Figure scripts
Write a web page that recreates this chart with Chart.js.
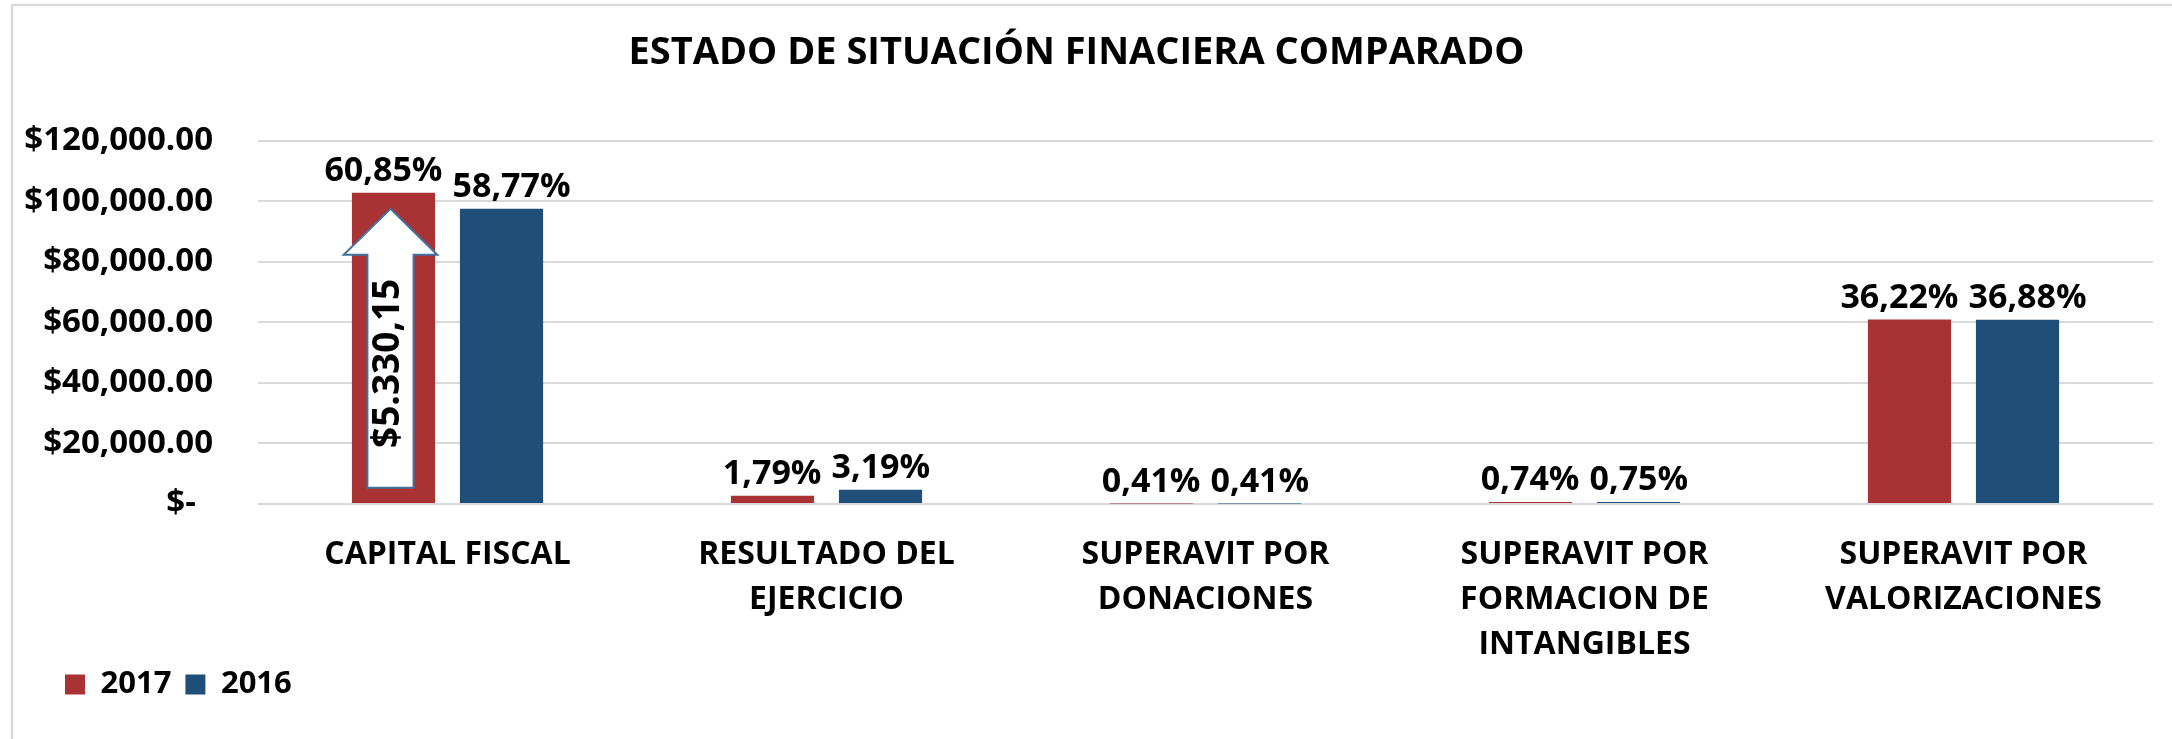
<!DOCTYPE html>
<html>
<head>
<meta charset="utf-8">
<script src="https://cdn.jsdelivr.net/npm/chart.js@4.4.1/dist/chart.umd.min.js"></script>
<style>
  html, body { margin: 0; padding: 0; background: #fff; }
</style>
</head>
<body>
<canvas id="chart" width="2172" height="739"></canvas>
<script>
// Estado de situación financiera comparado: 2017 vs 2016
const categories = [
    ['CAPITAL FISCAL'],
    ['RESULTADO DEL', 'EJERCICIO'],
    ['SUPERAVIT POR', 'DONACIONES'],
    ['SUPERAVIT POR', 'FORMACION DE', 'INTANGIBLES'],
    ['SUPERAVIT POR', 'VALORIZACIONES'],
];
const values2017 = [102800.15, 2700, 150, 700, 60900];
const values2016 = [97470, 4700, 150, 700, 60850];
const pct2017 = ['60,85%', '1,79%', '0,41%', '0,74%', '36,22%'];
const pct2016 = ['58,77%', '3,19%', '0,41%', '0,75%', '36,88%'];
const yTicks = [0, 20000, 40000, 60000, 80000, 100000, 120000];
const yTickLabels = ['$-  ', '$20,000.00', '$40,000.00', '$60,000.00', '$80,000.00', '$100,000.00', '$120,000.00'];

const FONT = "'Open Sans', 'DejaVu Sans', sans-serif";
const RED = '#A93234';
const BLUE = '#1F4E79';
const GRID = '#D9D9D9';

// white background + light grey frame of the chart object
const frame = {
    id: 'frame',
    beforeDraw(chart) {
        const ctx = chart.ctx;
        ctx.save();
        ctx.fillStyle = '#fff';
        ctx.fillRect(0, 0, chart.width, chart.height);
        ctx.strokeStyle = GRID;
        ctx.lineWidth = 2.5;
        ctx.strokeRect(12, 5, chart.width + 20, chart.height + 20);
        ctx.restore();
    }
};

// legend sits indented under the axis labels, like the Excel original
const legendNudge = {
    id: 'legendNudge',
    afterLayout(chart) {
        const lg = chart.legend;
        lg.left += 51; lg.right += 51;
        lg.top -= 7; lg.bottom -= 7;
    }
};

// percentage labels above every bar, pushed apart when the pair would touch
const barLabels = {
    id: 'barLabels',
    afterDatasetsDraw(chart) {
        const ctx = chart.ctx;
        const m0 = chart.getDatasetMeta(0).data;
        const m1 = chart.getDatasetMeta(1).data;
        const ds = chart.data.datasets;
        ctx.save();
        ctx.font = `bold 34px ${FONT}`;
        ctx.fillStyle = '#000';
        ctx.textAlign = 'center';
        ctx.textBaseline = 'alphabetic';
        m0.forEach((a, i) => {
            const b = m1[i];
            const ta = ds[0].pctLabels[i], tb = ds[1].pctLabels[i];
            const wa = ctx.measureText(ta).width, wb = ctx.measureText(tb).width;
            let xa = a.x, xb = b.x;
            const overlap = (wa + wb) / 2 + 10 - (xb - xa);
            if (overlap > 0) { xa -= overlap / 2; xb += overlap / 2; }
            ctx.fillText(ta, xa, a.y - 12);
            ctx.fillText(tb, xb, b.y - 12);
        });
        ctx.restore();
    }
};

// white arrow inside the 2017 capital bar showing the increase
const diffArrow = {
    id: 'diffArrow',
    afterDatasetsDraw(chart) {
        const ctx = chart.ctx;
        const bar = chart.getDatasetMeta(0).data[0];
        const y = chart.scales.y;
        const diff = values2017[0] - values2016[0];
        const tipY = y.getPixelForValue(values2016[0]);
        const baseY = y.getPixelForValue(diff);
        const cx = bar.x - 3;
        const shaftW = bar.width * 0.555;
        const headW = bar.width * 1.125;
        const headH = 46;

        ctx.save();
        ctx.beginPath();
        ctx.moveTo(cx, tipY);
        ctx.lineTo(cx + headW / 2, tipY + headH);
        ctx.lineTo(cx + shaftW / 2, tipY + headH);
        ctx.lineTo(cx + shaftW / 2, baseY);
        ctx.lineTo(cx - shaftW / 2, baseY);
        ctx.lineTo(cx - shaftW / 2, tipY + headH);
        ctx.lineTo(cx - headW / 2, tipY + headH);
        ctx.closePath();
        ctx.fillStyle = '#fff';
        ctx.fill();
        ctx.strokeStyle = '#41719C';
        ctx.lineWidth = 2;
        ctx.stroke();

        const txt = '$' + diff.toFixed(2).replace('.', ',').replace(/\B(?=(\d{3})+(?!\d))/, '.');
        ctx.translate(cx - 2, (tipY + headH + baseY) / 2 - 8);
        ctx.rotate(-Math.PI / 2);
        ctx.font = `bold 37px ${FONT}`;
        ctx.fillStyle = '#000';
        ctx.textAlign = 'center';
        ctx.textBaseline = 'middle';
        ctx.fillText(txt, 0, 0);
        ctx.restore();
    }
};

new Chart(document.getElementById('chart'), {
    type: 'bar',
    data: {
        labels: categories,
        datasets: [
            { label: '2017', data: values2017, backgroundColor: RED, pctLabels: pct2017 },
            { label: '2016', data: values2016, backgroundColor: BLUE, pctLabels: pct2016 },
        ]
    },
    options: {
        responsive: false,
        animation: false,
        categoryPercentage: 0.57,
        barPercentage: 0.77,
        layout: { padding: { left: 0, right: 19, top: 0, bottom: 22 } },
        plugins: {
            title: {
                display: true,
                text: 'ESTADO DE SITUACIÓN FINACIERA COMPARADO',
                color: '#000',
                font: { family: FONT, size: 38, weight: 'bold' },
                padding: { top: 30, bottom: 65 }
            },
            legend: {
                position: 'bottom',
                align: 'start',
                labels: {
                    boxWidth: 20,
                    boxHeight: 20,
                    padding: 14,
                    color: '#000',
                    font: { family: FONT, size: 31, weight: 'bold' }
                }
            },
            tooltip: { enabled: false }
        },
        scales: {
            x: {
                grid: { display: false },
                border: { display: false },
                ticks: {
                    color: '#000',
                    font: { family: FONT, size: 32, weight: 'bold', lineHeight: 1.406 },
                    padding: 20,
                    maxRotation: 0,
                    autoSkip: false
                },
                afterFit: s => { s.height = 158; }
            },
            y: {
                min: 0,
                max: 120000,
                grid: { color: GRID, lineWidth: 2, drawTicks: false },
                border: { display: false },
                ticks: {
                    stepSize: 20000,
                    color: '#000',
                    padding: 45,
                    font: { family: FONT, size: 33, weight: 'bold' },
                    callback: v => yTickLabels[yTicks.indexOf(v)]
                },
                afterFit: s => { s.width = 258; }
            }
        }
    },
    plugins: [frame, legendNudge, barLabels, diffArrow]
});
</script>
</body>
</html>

==

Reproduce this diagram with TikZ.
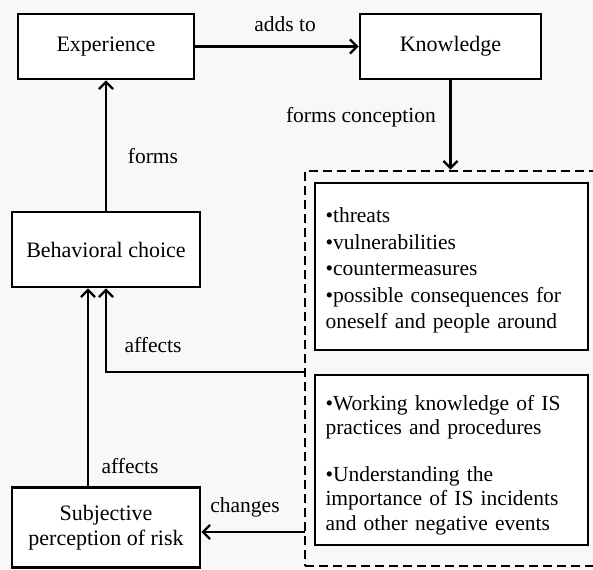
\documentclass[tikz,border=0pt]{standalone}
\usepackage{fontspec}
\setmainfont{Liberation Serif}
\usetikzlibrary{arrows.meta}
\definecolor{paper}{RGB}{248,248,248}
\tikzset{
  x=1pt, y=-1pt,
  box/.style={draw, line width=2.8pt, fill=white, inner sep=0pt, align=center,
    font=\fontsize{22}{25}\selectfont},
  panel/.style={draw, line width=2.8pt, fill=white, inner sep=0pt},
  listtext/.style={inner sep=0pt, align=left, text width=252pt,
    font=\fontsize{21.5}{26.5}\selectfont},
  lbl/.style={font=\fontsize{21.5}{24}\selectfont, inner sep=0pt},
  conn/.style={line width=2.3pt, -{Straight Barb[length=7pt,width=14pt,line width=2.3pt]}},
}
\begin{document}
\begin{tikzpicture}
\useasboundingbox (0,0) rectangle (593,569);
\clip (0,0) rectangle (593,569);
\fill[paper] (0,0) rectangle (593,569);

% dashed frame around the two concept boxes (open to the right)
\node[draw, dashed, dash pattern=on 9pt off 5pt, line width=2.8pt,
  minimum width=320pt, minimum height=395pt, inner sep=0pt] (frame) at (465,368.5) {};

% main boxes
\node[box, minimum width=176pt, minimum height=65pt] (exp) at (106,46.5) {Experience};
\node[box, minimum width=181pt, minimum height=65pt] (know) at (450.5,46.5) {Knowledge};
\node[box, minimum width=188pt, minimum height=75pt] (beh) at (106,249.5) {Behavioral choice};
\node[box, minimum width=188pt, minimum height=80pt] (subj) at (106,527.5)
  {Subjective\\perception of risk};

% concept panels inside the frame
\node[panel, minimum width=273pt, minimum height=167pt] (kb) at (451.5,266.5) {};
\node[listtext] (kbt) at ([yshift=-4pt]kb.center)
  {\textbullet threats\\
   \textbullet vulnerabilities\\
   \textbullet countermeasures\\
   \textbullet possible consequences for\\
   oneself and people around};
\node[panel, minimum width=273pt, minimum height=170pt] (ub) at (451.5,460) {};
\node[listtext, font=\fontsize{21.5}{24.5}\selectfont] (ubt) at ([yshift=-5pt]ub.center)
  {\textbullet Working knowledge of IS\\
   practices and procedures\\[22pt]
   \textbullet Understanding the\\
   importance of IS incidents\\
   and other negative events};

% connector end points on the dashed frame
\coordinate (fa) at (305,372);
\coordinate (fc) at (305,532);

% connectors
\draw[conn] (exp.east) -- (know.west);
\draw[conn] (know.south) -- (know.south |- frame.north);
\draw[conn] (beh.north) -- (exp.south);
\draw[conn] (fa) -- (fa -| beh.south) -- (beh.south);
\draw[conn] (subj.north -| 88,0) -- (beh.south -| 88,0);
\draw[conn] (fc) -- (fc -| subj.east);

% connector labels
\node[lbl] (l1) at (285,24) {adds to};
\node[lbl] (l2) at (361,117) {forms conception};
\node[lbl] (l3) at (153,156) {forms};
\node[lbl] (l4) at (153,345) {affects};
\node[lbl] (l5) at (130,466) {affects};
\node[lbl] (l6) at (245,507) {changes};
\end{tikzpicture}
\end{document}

### WHAT TO WORK ON
Where a line contains the string "with", extract that line.

### SOLUTION FOR THIS TASK
Write a web page that recreates this chart with Chart.js.
Reproduce this diagram with TikZ.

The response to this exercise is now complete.